Essences inessentielles
Mon sujet, c'est ce que révèle l'interprétation de ce qui peut, ou non, être considéré essentiel par l'establishment (nos papas et mamans étatiques).
Le livre, par exemple. Eh bien, pas essentiel du tout pour l'aéropage ministériel, sûr indice de leur nature humaine d'ignorantins microcéphales incultes.
Alors que les magasins de bricolage, hein... Ça, c'est es-sen-tiel. Ou les commerces de jardinage (2). Essentielles les petites plantes à mettre dans des petits pots à la petite fenêtre, du côté intérieur, confinées à l'égal des autres petits habitants.
La culture, pas contre, pas essentiel pour un sou.

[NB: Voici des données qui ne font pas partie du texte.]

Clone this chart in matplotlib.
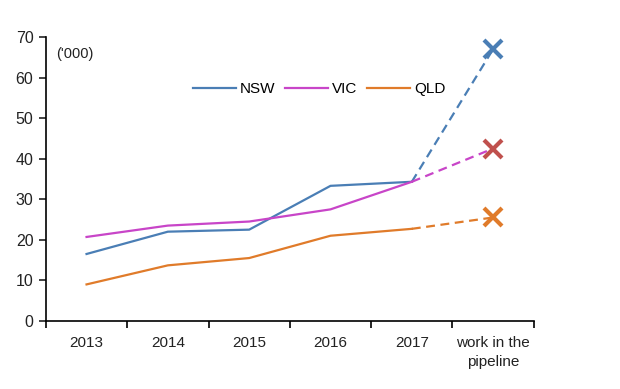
import matplotlib.pyplot as plt

plt.rcParams['font.family'] = ['Liberation Sans', 'DejaVu Sans']

categories = ['2013', '2014', '2015', '2016', '2017', 'work in the\npipeline']
nsw = [16.5, 22.0, 22.5, 33.3, 34.3, 67.0]
vic = [20.7, 23.5, 24.5, 27.5, 34.3, 42.5]
qld = [9.0, 13.7, 15.5, 21.0, 22.7, 25.5]

series = [
    ('NSW', nsw, '#4a7eb5', '#4a7eb5'),
    ('VIC', vic, '#c845c8', '#c0504d'),
    ('QLD', qld, '#e07b2a', '#e07b2a'),
]

fig = plt.figure(figsize=(6.2, 3.89), dpi=100)
ax = fig.add_axes([0.074, 0.175, 0.787, 0.73])

x = list(range(len(categories)))
for name, vals, col, mcol in series:
    ax.plot(x[:5], vals[:5], color=col, linewidth=1.6, label=name)
    ax.plot(x[4:], vals[4:], color=col, linewidth=1.6, linestyle=(0, (4, 2.5)))
    ax.plot(x[5], vals[5], marker='x', markersize=13, markeredgewidth=3,
            color=mcol, linestyle='none')

ax.set_xlim(-0.5, 5.5)
ax.set_ylim(0, 70)
ax.set_yticks(range(0, 71, 10))
ax.set_xticks(x)
ax.set_xticklabels(categories, linespacing=1.45)
ax.set_xticks([i - 0.5 for i in range(7)], minor=True)
ax.tick_params(axis='x', which='major', length=0, pad=11, labelsize=11, colors='#222222')
ax.tick_params(axis='x', which='minor', length=5, width=1.2, direction='out')
ax.tick_params(axis='y', length=5, width=1.2, direction='out', labelsize=11.5,
               colors='#222222', pad=4)
for s in ['top', 'right']:
    ax.spines[s].set_visible(False)
for s in ['left', 'bottom']:
    ax.spines[s].set_linewidth(1.2)

ax.text(0.022, 0.965, "('000)", transform=ax.transAxes, fontsize=10.5,
        color='#222222', va='top')

ax.legend(loc='center', bbox_to_anchor=(0.56, 0.815), ncol=3, frameon=False,
          fontsize=11, handlelength=2.8, handletextpad=0.3, columnspacing=0.6)

fig.savefig('out.png')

Se nourrir est évidemment un besoin primaire. Donc, ces commerces-là, on ne ferme pas - d'autant que ce privilège bénéficie en premier lieu aux multinationales de la grande distribution, qui pallient par une large offre marchande l'absence de librairies (fermées) de drogueries (fermées), de magasins de fleurs (fermés) ou de vêtements (fermés). Tout cela dans le plus scrupuleux respect des euro-principes de la libre concurrence non entravée.
On les entend déjà les esprits malins qui vont dire que l'État roule pour le Capital, qu'il n'en est que le relais et que c'est même sa seule fonction (3). Certains vont sans doute jusqu'à plonger dans les archives et sortir de leur chapeau une perle d'anthologie du genre "Le gouvernement moderne n'est qu'un comité qui gère les affaires communes de toute la classe bourgeoise." C'est dans le Manifeste, 1848 (4). Mais on dit tant de choses...
Existences inessentielles
Tiens! Et l'amour, c'est essentiel? Allez dire ça aux policiers quand vous êtes sur un banc public signé Brassens, serrés l'un contre l'autre. Vous vivez sous le même toit? Non, dans le même cœur, fondu pire qu'un ivrogne titubant, Monsieur l'Agent.
Et là, c'est sans parler, plus prosaïquement, des travailleuses du sexe qui ne gagne plus un sou pour payer le loyer et de quoi manger. Ou encore des serveuses et garçons de café qui, de même, bien souvent, se voient obligés de travailler au noir vu que pas le choix: en situation irrégulaire, sans papier, les emplois ne sont pas légion. Résumons: ni les unes, ni les autres sont essentiels. Qu'ils aillent se faire pendre ailleurs, hors de notre vue. La misère du monde, finalement, c'est chiant.
Comme Yasmine Siblor, chercheuse au laboratoire Institutions et dynamiques de l'histoire historiques de l'économie et de la société((IDHES, Paris Nanterre), en fait fort à propos la remarque, la division du travail sous le haut patronage des politiques de confinement met bien en évidence "la hiérarchie de l'utilité sociale des métiers. Elle s'avère à peu près inverse de celle des salaires et du prestige qu'on leur accorde usuellement." (5) Caissières, infirmières, aides à domicile, forçats de la livraison à vélo, femmes de ménage, éboueurs et autres bas salaires, allez vous faire pendre ailleurs. Mais restez au poste, faites votre boulot.
Là, je suis sorti du sujet, et pas qu'un peu.
Il est essentiel de ne point trop divaguer aux marges. Donc, j'arrête.
(1) Je ne peux pas m'empêcher de me demander ce que ce beau monde, parfois nommé éditocrate, voit en se regardant dans le miroir. Y sont séduits par leur reflet ou bien ça se craquelle un peu?
(2) Pour les amateurs de repères historiques, c'est en date du 24 avril 2020, que le gouvernent a été décidé de lâcher la bride pour ces deux commerces, les autres, sous réserve de remords para-scientifiques, ce sera le 11 mai, cafés, restaus et cinés devant attendre le 8 juin.
(3) Pour une illustration, on écoutera et regardera religieusement l'intervention du journaliste empêcheur-de-penser-aligné Alexandre Penasse lors d'une récente conférence de presse à l'issue d'un conseil des ministres https://www.youtube.com/watch?v=xt8MAjqI5Aw, impertinence qui lui a valu d'être persona non grata, acte de censure que son association appelle à dénoncer https://www.kairospresse.be/article/ils-ne-veulent-plus-me-voir-a-la-conference-de-presse-et-vous/
(4) On peut consulter l'édition en langue étrangère de Pékin de 1966 mais aussi, bien plus jolie, l'édition critique et annotée avec ses sept préfaces et les bois de Frans Masereel publiée en 2011 par Aden (Bruxelles).
(5) C'était dans L'Huma, daté du 24 avril 2020.